Understanding the equation of a circle is fundamental in geometry. The standard form of a circle's equation is \[ (x - h)^2 + (y - k)^2 = r^2 \], where \( (x, y) \) represents any point on the circle, \( h \) and \( k \) are the coordinates of the center, and \( r \) is the radius. To clarify, \( x \) and \( y \) are variables, while \( h \) and \( k \) are constants that determine the position of the circle within the coordinate plane, and \( r \) is a constant that defines the circle’s size.

When decoding a circle equation, comparing it to the standard form quickly reveals crucial information about the circle's geometry. For example, by rewriting the given equation \( (x+1)^2 + y^2 = 25 \) in standard form, we understand that the circle has a radius of 5 units and is centered at the point (-1,0). This is because the equation matches the standard form with \( h = -1 \) and \( k = 0 \) indicating the circle's center, and \( r^2 = 25 \) signifying a radius of 5 units once we take the square root of 25.

The radius of a circle is the distance from the center of the circle to any point on the circle's perimeter. It is a crucial concept because it defines the size of the circle. In a standard form equation, the radius is represented by \( r \) and is always a positive value. The radius is squared in the circle equation, corresponding to \( r^2 \) in the formula \[ (x - h)^2 + (y - k)^2 = r^2 \].

In the given exercise, identifying the radius is as straightforward as looking at the constant value on the equation's right side. Once the equation \( (x+1)^2 + y^2 = 25 \) is established, we can infer that \( r^2 = 25 \) from which calculating the radius \( r \) requires taking the square root of 25, resulting in \( r = 5 \). Remember, the radius's real-world interpretation is always the non-negative square root, as distances cannot be negative.

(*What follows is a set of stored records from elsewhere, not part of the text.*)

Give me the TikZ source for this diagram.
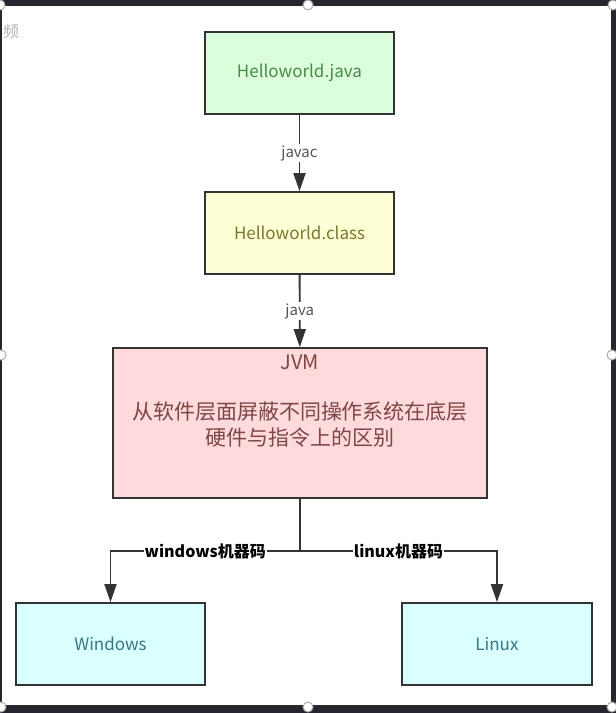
\documentclass[tikz,border=0pt]{standalone}
\usepackage{fontspec}
\setmainfont{Noto Sans CJK SC}
\usetikzlibrary{arrows.meta}

\definecolor{framedark}{HTML}{26262E}
\definecolor{boxline}{HTML}{333333}
\definecolor{javafill}{HTML}{DBFFDB}
\definecolor{javatext}{HTML}{4A8A4A}
\definecolor{classfill}{HTML}{FFFFD6}
\definecolor{classtext}{HTML}{77772F}
\definecolor{jvmfill}{HTML}{FFDADC}
\definecolor{jvmtext}{HTML}{7E4646}
\definecolor{osfill}{HTML}{DAFFFF}
\definecolor{ostext}{HTML}{3A7683}
\definecolor{tagtext}{HTML}{555555}

\begin{document}
\begin{tikzpicture}[x=1pt, y=-1pt,
	box/.style={draw=boxline, line width=1.8pt, minimum width=189pt, minimum height=82pt, inner sep=0pt, font=\fontsize{17}{20}\selectfont},
	flow/.style={draw=boxline, line width=1.8pt, -{Triangle[length=18pt,width=12pt]}},
	tag/.style={fill=white, inner sep=1pt, text=tagtext, font=\fontsize{15}{18}\selectfont},
	codetag/.style={fill=white, inner sep=1pt, text=black, font=\fontsize{16}{18}\bfseries},
	handle/.style={circle, draw=gray!65, fill=white, line width=1pt, minimum size=10pt, inner sep=0pt}]
	
	\useasboundingbox (0,0) rectangle (616,713);
	\fill[framedark] (0,0) rectangle (616,713);
	\fill[white] (2,6) rectangle (611,705);
	\node[anchor=west, inner sep=0pt, text=gray!60, font=\fontsize{16}{16}\selectfont] (tab) at (3,31) {频};
	
	\node[box, fill=javafill, text=javatext] (java) at (299.5, 73) {Helloworld.java};
	\node[box, fill=classfill, text=classtext] (cls) at (299.5, 233) {Helloworld.class};
	\node[box, fill=jvmfill, minimum width=374pt, minimum height=150pt] (jvm) at (300, 423) {};
	\node[text=jvmtext, font=\fontsize{20}{20}\selectfont] (jvmname) at (300, 362) {JVM};
	\node[text=jvmtext, align=center, font=\fontsize{21}{26}\selectfont] (jvmnote) at (300, 425) {从软件层面屏蔽不同操作系统在底层\\硬件与指令上的区别};
	\node[box, fill=osfill, text=ostext] (win) at (110.5, 644) {Windows};
	\node[box, fill=osfill, text=ostext, minimum width=190pt] (linux) at (497, 644) {Linux};
	
	\coordinate (fork) at (300, 551);
	
	\draw[flow] (java) -- node[tag] {javac} (cls);
	\draw[flow] (cls) -- node[tag] {java} (jvm);
	\draw[draw=boxline, line width=1.8pt] (jvm.south) -- (fork);
	\draw[flow] (fork) -| node[codetag, pos=0.25] {windows机器码} (win.north);
	\draw[flow] (fork) -| node[codetag, pos=0.25] {linux机器码} (linux.north);
	
	\foreach \hx/\hy/\hname in {0/5/htl, 308/5/htm, 613/5/htr, 1/355/hml, 612/355/hmr, 1/707/hbl, 308/707/hbm, 612/707/hbr}
		\node[handle] (\hname) at (\hx,\hy) {};
	
\end{tikzpicture}
\end{document}
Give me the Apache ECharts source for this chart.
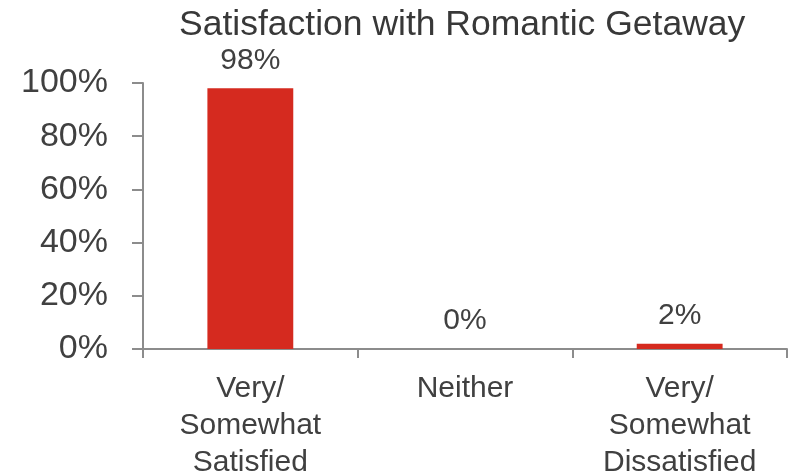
<!DOCTYPE html>
<html>
<head>
<meta charset="utf-8">
<script src="https://cdn.jsdelivr.net/npm/echarts@6/dist/echarts.min.js"></script>
<style>html,body{margin:0;padding:0;background:#fff}#c{width:788px;height:476px}</style>
</head>
<body>
<div id="c"></div>
<script>
const titleText = "Satisfaction with Romantic Getaway";
const categories = ["Very/\nSomewhat\nSatisfied", "Neither", "Very/\nSomewhat\nDissatisfied"];
const values = [98, 0, 2];
const yTicks = [0, 20, 40, 60, 80, 100];

const FONT = "'Liberation Sans', Arial, sans-serif";
const TXT = "#404040";
const AX = "#8c8c8c";

const chart = echarts.init(document.getElementById('c'), null, {renderer: 'canvas'});
chart.setOption({
  animation: false,
  backgroundColor: '#ffffff',
  title: {
    text: titleText,
    left: 179, top: 7,
    padding: 0,
    textStyle: {fontFamily: FONT, fontSize: 35.5, fontWeight: 'normal', color: '#383838'}
  },
  grid: {left: 143, right: 1, top: 83, bottom: 127, containLabel: false, outerBoundsMode: 'none'},
  xAxis: {
    type: 'category',
    data: categories,
    axisLine: {show: true, lineStyle: {color: AX, width: 2}},
    axisTick: {show: true, alignWithLabel: false, length: 9, lineStyle: {color: AX, width: 2}},
    axisLabel: {fontFamily: FONT, fontSize: 30, color: TXT, lineHeight: 37, margin: 21, interval: 0}
  },
  yAxis: {
    type: 'value',
    min: 0, max: 100, interval: 20,
    axisLine: {show: true, lineStyle: {color: AX, width: 2}},
    axisTick: {show: true, length: 11, lineStyle: {color: AX, width: 2}},
    splitLine: {show: false},
    axisLabel: {
      fontFamily: FONT, fontSize: 34, color: TXT, margin: 35,
      formatter: v => (yTicks.includes(v) ? v + '%' : '')
    }
  },
  series: [{
    type: 'bar',
    data: values,
    barWidth: '40%',
    itemStyle: {color: '#d52a1f'},
    label: {
      show: true, position: 'top', distance: 13,
      fontFamily: FONT, fontSize: 30, color: TXT,
      formatter: p => p.value + '%'
    }
  }]
});
</script>
</body>
</html>
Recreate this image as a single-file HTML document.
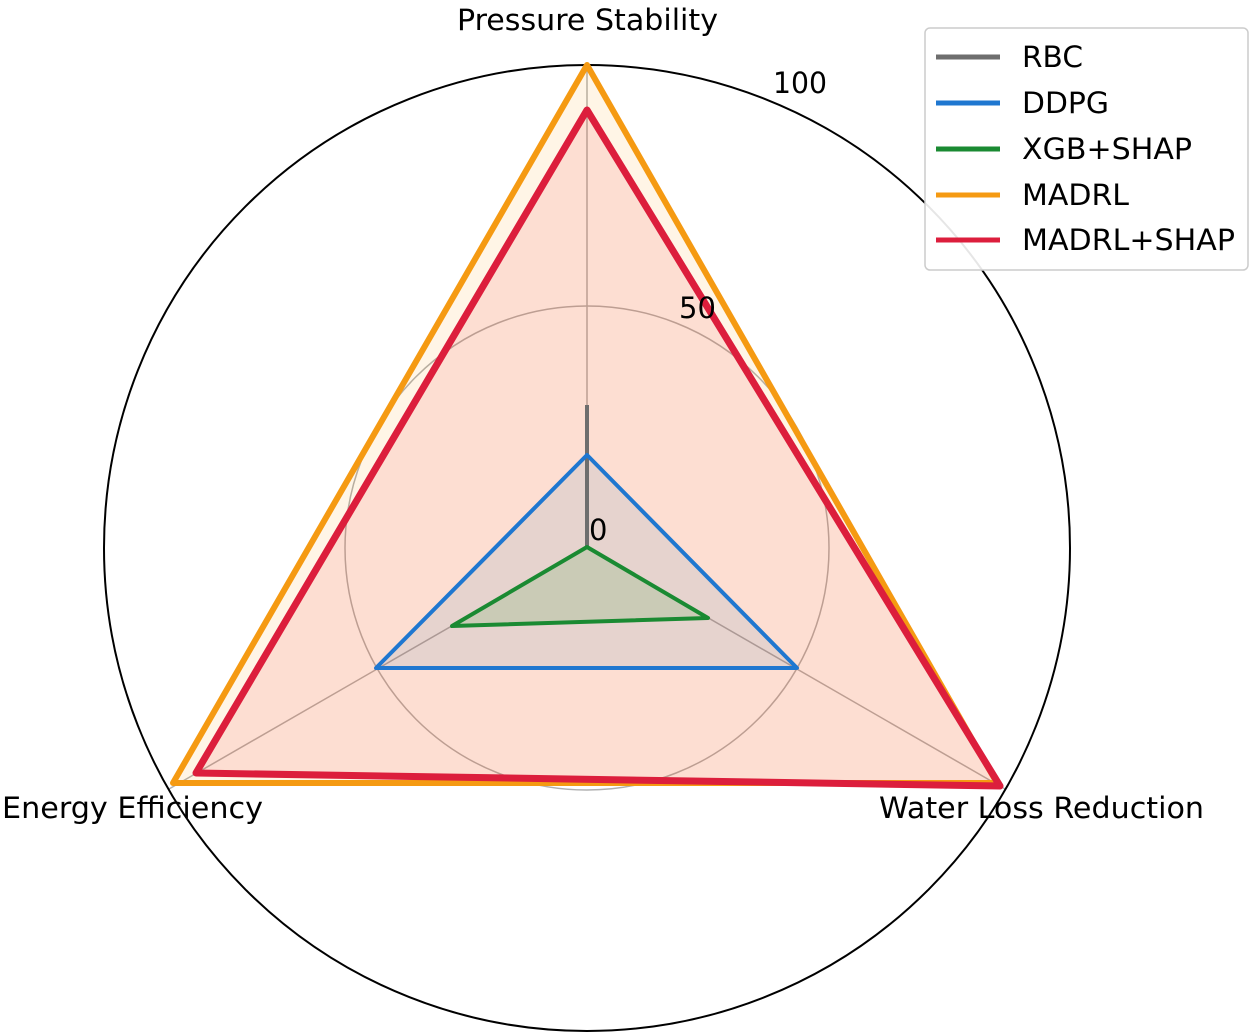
<!DOCTYPE html>
<html><head><meta charset="utf-8"><style>
html,body{margin:0;padding:0;background:#fff;}
svg{display:block;font-family:"DejaVu Sans","Liberation Sans",sans-serif;}
</style></head><body>
<svg width="1255" height="1036" viewBox="0 0 1255 1036">
<g fill="none">
<circle cx="587" cy="548" r="242" stroke="#b0b0b0" stroke-width="1.5"/>
<line x1="587" y1="548" x2="587" y2="65" stroke="#b0b0b0" stroke-width="1.5"/>
<line x1="587" y1="548" x2="1005" y2="789" stroke="#b0b0b0" stroke-width="1.5"/>
<line x1="587" y1="548" x2="169" y2="789" stroke="#b0b0b0" stroke-width="1.5"/>
<circle cx="587" cy="548" r="483" stroke="#000" stroke-width="2"/>
</g>
<polygon points="587,65 997,783 173,783" fill="#ff9f0e" fill-opacity="0.1"/>
<polygon points="587,110 1000,786 196,773" fill="#e8182b" fill-opacity="0.1"/>
<polygon points="587,455 797,668 376,668" fill="#1f77b4" fill-opacity="0.1"/>
<polygon points="587,547 708,618 452,626" fill="#2ca02c" fill-opacity="0.15"/>
<line x1="587" y1="548" x2="587" y2="405" stroke="#6e6e6e" stroke-width="4"/>
<polygon points="587,455 797,668 376,668" fill="none" stroke="#1f77d0" stroke-width="4" stroke-linejoin="round"/>
<polygon points="587,547 708,618 452,626" fill="none" stroke="#1a8a32" stroke-width="4" stroke-linejoin="round"/>
<polygon points="587,65 997,783 173,783" fill="none" stroke="#f59a12" stroke-width="6" stroke-linejoin="round"/>
<polygon points="587,110 1000,786 196,773" fill="none" stroke="#dc1e3c" stroke-width="7" stroke-linejoin="round"/>
<g font-size="29" fill="#000">
<text x="457" y="30" textLength="261" lengthAdjust="spacingAndGlyphs">Pressure Stability</text>
<text x="2" y="818" textLength="261" lengthAdjust="spacingAndGlyphs">Energy Efficiency</text>
<text x="879" y="818" textLength="325" lengthAdjust="spacingAndGlyphs">Water Loss Reduction</text>
<text x="773" y="93" textLength="54" lengthAdjust="spacingAndGlyphs">100</text>
<text x="679" y="318">50</text>
<text x="589" y="540">0</text>
</g>
<rect x="925" y="28" width="323" height="242" rx="5" fill="#fff" fill-opacity="0.9" stroke="#ccc" stroke-width="1.5"/>
<g stroke-width="5">
<line x1="936" y1="57" x2="1000" y2="57" stroke="#6e6e6e"/>
<line x1="936" y1="103" x2="1000" y2="103" stroke="#1f77d0"/>
<line x1="936" y1="149" x2="1000" y2="149" stroke="#1a8a32"/>
<line x1="936" y1="195" x2="1000" y2="195" stroke="#f59a12"/>
<line x1="936" y1="240" x2="1000" y2="240" stroke="#dc1e3c"/>
</g>
<g font-size="29" fill="#000">
<text x="1022" y="67" textLength="61" lengthAdjust="spacingAndGlyphs">RBC</text>
<text x="1022" y="113" textLength="87" lengthAdjust="spacingAndGlyphs">DDPG</text>
<text x="1022" y="159" textLength="170" lengthAdjust="spacingAndGlyphs">XGB+SHAP</text>
<text x="1022" y="205" textLength="107" lengthAdjust="spacingAndGlyphs">MADRL</text>
<text x="1022" y="250" textLength="213" lengthAdjust="spacingAndGlyphs">MADRL+SHAP</text>
</g>
</svg>
</body></html>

The center of a circle is the fixed point from which every point on the perimeter is equidistant. In other words, the radius distance is consistent from the center to any point along the circle's edge. The coordinates of the center are signified by \( h \) and \( k \) in the standard form circle equation \[ (x - h)^2 + (y - k)^2 = r^2 \].

When interpreting a circle's equation, the terms \( (x - h)^2 \) and \( (y - k)^2 \) within the equation hint at the coordinates of the center. For instance, the given circle equation \( (x+1)^2 + y^2 = 25 \) implies a center at (-1, 0) because translating \( (x - h)^2 \) to \( (x + 1)^2 \) means \( h \) must be -1, and no \( y \) term implicates that \( k \) is 0. Locating the center is like uncovering the 'home base' of the circle on the coordinate grid, where every point on the circle maintains a steadfast distance, equal to the radius.